Weston (1591-1652), canal builder and agriculturalist, while already having had considerable successful experience in farming in Surrey, made a series of observations on the agricultural methods of the Low Countries during his exile in Belgium in 1644-45, which changed English agriculture.
“Sir Richard’s account of Flemish husbandry was written about 1645, and addressed to his sons from abroad. This was circulated in manuscript, and there is no evidence that it was printed before 1650, when an imperfect copy was published by Samuel Hartlib, with a dedication to the council of state. Hartlib did not at this time know who the author was. The account is the first English description of the use of a farming rotation including turnips and clover to obtain maximum output from heathlands formerly considered of little agricultural value. Although it is not known to what extent Sir Richard emulated on his own estates what he saw in Flanders, he described a farming system that was to become the cornerstone of the English ‘agricultural revolution’ a century later.”–ODNB.
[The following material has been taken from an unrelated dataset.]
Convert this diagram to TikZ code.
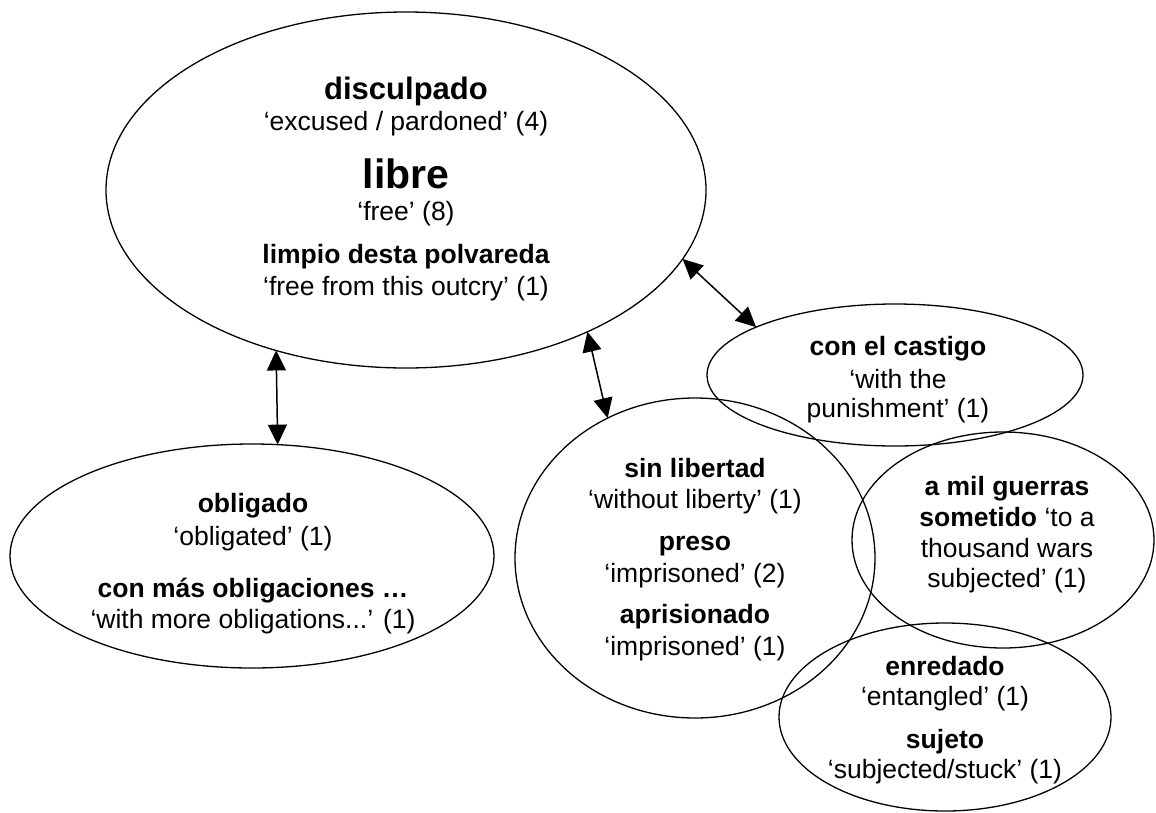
\documentclass[tikz,border=0pt]{standalone}
\usepackage{fontspec}
\setmainfont{Liberation Sans}
\usetikzlibrary{shapes.geometric,arrows.meta}
\begin{document}
\begin{tikzpicture}[x=1pt,y=-1pt,
 oval/.style={ellipse,draw,line width=1.3pt,inner sep=0pt,outer sep=0pt},
 w/.style={anchor=base,inner sep=0pt,font=\fontsize{26.5}{30}\selectfont},
 b/.style={anchor=base,inner sep=0pt,font=\fontsize{26.5}{30}\selectfont\bfseries},
 link/.style={line width=1.5pt,{Triangle[length=20pt,width=19pt]}-{Triangle[length=20pt,width=19pt]}}]
\useasboundingbox (0,0) rectangle (1156,812);
% ellipses
\node[oval,minimum width=600pt,minimum height=356pt] (free) at (406,190) {};
\node[oval,minimum width=484pt,minimum height=224pt] (oblig) at (252,556) {};
\node[oval,minimum width=360pt,minimum height=320pt] (sin) at (695,558) {};
\node[oval,minimum width=376pt,minimum height=142pt] (cast) at (895,375) {};
\node[oval,minimum width=302pt,minimum height=216pt] (guer) at (1003,540) {};
\node[oval,minimum width=332pt,minimum height=188pt] (enr) at (945,717) {};
% big ellipse text
\node[b,font=\fontsize{31}{34}\selectfont\bfseries] (f1) at (406,99) {disculpado};
\node[w] (f2) at (406,130) {‘excused / pardoned’ (4)};
\node[b,font=\fontsize{41}{44}\selectfont\bfseries] (f3) at (406,188) {libre};
\node[w] (f4) at (406,220) {‘free’ (8)};
\node[b] (f5) at (406,263) {limpio desta polvareda};
\node[w] (f6) at (406,295) {‘free from this outcry’ (1)};
% obligado
\node[b] (o1) at (253,512) {obligado};
\node[w] (o2) at (253,545) {‘obligated’ (1)};
\node[b] (o3) at (253,597) {con más obligaciones …};
\node[w] (o4) at (253,628) {‘with more obligations...’ (1)};
% sin libertad
\node[b] (s1) at (695,477) {sin libertad};
\node[w] (s2) at (695,508) {‘without liberty’ (1)};
\node[b] (s3) at (695,550) {preso};
\node[w] (s4) at (695,582) {‘imprisoned’ (2)};
\node[b] (s5) at (695,623) {aprisionado};
\node[w] (s6) at (695,655) {‘imprisoned’ (1)};
% castigo
\node[b] (c1) at (898,355) {con el castigo};
\node[w] (c2) at (898,388) {‘with the};
\node[w] (c3) at (898,417) {punishment’ (1)};
% guerras
\node[b] (g1) at (1007,495) {a mil guerras};
\node[w] (g2) at (1007,526) {\textbf{sometido} ‘to a};
\node[w] (g3) at (1007,557) {thousand wars};
\node[w] (g4) at (1007,587) {subjected’ (1)};
% enredado
\node[b] (e1) at (945,675) {enredado};
\node[w] (e2) at (945,705) {‘entangled’ (1)};
\node[b] (e3) at (945,748) {sujeto};
\node[w] (e4) at (945,778) {‘subjected/stuck’ (1)};
% connectors
\draw[link] (free.231.4) -- (oblig.77.6);
\draw[link] (free.322.2) -- (sin.122.2);
\draw[link] (free.346.2) -- (cast.161.7);
\end{tikzpicture}
\end{document}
The first edition appeared in 1650, published by Samuel Hartlib, and a second edition appeared two years later with the addition of Hartlib’s dedication and his two letters addressed to Weston, stating he is the author.
“Archdale Palmor” was probably Archdale Palmer, High Sheriff of Leicestershire in 1641.
Very good condition. The first and second leaves have been carefully strengthened on the fore edge (the first leaf) and the upper outer corner (second leaf).